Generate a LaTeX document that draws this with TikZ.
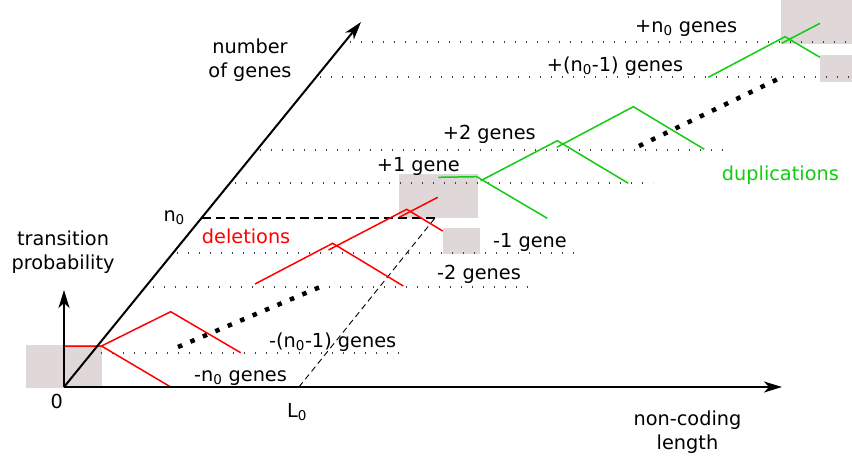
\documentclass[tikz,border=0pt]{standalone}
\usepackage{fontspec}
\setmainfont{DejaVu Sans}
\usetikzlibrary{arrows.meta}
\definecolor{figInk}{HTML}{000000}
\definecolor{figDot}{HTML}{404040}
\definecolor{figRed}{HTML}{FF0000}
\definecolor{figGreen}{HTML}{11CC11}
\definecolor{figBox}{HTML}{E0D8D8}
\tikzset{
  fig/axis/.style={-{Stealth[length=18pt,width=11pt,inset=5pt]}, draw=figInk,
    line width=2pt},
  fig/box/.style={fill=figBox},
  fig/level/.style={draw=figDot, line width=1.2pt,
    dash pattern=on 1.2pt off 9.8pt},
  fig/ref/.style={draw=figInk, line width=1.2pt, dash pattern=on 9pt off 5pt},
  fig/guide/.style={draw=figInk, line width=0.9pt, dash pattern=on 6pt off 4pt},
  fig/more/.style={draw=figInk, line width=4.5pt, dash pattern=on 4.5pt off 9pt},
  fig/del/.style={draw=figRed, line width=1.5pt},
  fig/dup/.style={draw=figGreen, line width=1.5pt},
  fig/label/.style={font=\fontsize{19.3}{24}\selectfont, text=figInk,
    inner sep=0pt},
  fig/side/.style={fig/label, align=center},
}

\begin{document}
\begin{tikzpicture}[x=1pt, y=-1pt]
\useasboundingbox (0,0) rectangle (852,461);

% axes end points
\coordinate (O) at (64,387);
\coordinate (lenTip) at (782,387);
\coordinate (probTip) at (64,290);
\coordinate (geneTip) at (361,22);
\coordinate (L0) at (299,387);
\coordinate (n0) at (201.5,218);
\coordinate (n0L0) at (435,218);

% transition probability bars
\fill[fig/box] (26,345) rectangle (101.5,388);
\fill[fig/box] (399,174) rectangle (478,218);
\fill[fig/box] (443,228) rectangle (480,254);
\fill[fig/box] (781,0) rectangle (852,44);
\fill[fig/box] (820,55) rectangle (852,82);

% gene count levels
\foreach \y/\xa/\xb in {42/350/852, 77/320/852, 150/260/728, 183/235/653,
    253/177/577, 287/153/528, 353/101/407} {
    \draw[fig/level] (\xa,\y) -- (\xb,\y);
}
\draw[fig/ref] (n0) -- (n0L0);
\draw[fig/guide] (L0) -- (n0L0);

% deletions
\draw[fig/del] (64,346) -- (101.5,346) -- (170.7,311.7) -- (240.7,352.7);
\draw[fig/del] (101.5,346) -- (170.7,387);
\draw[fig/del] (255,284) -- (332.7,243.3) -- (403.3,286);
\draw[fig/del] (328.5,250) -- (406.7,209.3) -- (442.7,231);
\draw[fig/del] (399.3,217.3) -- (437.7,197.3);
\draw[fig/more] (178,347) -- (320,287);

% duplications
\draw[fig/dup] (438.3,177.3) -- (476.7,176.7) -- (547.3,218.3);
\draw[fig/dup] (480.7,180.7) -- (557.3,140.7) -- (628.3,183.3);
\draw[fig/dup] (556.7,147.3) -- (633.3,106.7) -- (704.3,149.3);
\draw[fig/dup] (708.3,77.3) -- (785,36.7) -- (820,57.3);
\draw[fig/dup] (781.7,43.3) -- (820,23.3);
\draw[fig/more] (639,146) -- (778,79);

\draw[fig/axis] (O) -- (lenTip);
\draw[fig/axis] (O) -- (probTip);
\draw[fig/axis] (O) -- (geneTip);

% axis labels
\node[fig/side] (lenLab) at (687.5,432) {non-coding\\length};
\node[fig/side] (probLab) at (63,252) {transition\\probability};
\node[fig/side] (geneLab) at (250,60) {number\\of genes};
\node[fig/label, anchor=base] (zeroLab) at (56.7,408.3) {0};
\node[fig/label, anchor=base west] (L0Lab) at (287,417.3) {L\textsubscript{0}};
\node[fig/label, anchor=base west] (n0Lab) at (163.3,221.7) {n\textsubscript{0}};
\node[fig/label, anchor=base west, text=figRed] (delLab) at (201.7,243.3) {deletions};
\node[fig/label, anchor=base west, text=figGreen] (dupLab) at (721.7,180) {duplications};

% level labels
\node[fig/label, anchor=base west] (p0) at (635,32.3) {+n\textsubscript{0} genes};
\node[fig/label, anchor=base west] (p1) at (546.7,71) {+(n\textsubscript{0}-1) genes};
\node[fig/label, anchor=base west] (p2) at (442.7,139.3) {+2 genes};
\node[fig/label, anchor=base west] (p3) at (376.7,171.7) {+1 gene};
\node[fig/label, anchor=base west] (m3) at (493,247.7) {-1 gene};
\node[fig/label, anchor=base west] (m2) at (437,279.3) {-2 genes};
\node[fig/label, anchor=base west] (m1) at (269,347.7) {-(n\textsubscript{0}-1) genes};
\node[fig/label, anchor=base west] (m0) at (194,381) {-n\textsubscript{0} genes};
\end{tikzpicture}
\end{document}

* [What to work on] Repeat the material exactly as it reads, without any of its pictures.

* [Problem solution]
Generate a LaTeX document that draws this with TikZ.
\documentclass[tikz,border=0pt]{standalone}
\usepackage{fontspec}
\setmainfont{DejaVu Sans}
\usetikzlibrary{arrows.meta}
\definecolor{figInk}{HTML}{000000}
\definecolor{figDot}{HTML}{404040}
\definecolor{figRed}{HTML}{FF0000}
\definecolor{figGreen}{HTML}{11CC11}
\definecolor{figBox}{HTML}{E0D8D8}
\tikzset{
  fig/axis/.style={-{Stealth[length=18pt,width=11pt,inset=5pt]}, draw=figInk,
    line width=2pt},
  fig/box/.style={fill=figBox},
  fig/level/.style={draw=figDot, line width=1.2pt,
    dash pattern=on 1.2pt off 9.8pt},
  fig/ref/.style={draw=figInk, line width=1.2pt, dash pattern=on 9pt off 5pt},
  fig/guide/.style={draw=figInk, line width=0.9pt, dash pattern=on 6pt off 4pt},
  fig/more/.style={draw=figInk, line width=4.5pt, dash pattern=on 4.5pt off 9pt},
  fig/del/.style={draw=figRed, line width=1.5pt},
  fig/dup/.style={draw=figGreen, line width=1.5pt},
  fig/label/.style={font=\fontsize{19.3}{24}\selectfont, text=figInk,
    inner sep=0pt},
  fig/side/.style={fig/label, align=center},
}

\begin{document}
\begin{tikzpicture}[x=1pt, y=-1pt]
\useasboundingbox (0,0) rectangle (852,461);

% axes end points
\coordinate (O) at (64,387);
\coordinate (lenTip) at (782,387);
\coordinate (probTip) at (64,290);
\coordinate (geneTip) at (361,22);
\coordinate (L0) at (299,387);
\coordinate (n0) at (201.5,218);
\coordinate (n0L0) at (435,218);

% transition probability bars
\fill[fig/box] (26,345) rectangle (101.5,388);
\fill[fig/box] (399,174) rectangle (478,218);
\fill[fig/box] (443,228) rectangle (480,254);
\fill[fig/box] (781,0) rectangle (852,44);
\fill[fig/box] (820,55) rectangle (852,82);

% gene count levels
\foreach \y/\xa/\xb in {42/350/852, 77/320/852, 150/260/728, 183/235/653,
    253/177/577, 287/153/528, 353/101/407} {
    \draw[fig/level] (\xa,\y) -- (\xb,\y);
}
\draw[fig/ref] (n0) -- (n0L0);
\draw[fig/guide] (L0) -- (n0L0);

% deletions
\draw[fig/del] (64,346) -- (101.5,346) -- (170.7,311.7) -- (240.7,352.7);
\draw[fig/del] (101.5,346) -- (170.7,387);
\draw[fig/del] (255,284) -- (332.7,243.3) -- (403.3,286);
\draw[fig/del] (328.5,250) -- (406.7,209.3) -- (442.7,231);
\draw[fig/del] (399.3,217.3) -- (437.7,197.3);
\draw[fig/more] (178,347) -- (320,287);

% duplications
\draw[fig/dup] (438.3,177.3) -- (476.7,176.7) -- (547.3,218.3);
\draw[fig/dup] (480.7,180.7) -- (557.3,140.7) -- (628.3,183.3);
\draw[fig/dup] (556.7,147.3) -- (633.3,106.7) -- (704.3,149.3);
\draw[fig/dup] (708.3,77.3) -- (785,36.7) -- (820,57.3);
\draw[fig/dup] (781.7,43.3) -- (820,23.3);
\draw[fig/more] (639,146) -- (778,79);

\draw[fig/axis] (O) -- (lenTip);
\draw[fig/axis] (O) -- (probTip);
\draw[fig/axis] (O) -- (geneTip);

% axis labels
\node[fig/side] (lenLab) at (687.5,432) {non-coding\\length};
\node[fig/side] (probLab) at (63,252) {transition\\probability};
\node[fig/side] (geneLab) at (250,60) {number\\of genes};
\node[fig/label, anchor=base] (zeroLab) at (56.7,408.3) {0};
\node[fig/label, anchor=base west] (L0Lab) at (287,417.3) {L\textsubscript{0}};
\node[fig/label, anchor=base west] (n0Lab) at (163.3,221.7) {n\textsubscript{0}};
\node[fig/label, anchor=base west, text=figRed] (delLab) at (201.7,243.3) {deletions};
\node[fig/label, anchor=base west, text=figGreen] (dupLab) at (721.7,180) {duplications};

% level labels
\node[fig/label, anchor=base west] (p0) at (635,32.3) {+n\textsubscript{0} genes};
\node[fig/label, anchor=base west] (p1) at (546.7,71) {+(n\textsubscript{0}-1) genes};
\node[fig/label, anchor=base west] (p2) at (442.7,139.3) {+2 genes};
\node[fig/label, anchor=base west] (p3) at (376.7,171.7) {+1 gene};
\node[fig/label, anchor=base west] (m3) at (493,247.7) {-1 gene};
\node[fig/label, anchor=base west] (m2) at (437,279.3) {-2 genes};
\node[fig/label, anchor=base west] (m1) at (269,347.7) {-(n\textsubscript{0}-1) genes};
\node[fig/label, anchor=base west] (m0) at (194,381) {-n\textsubscript{0} genes};
\end{tikzpicture}
\end{document}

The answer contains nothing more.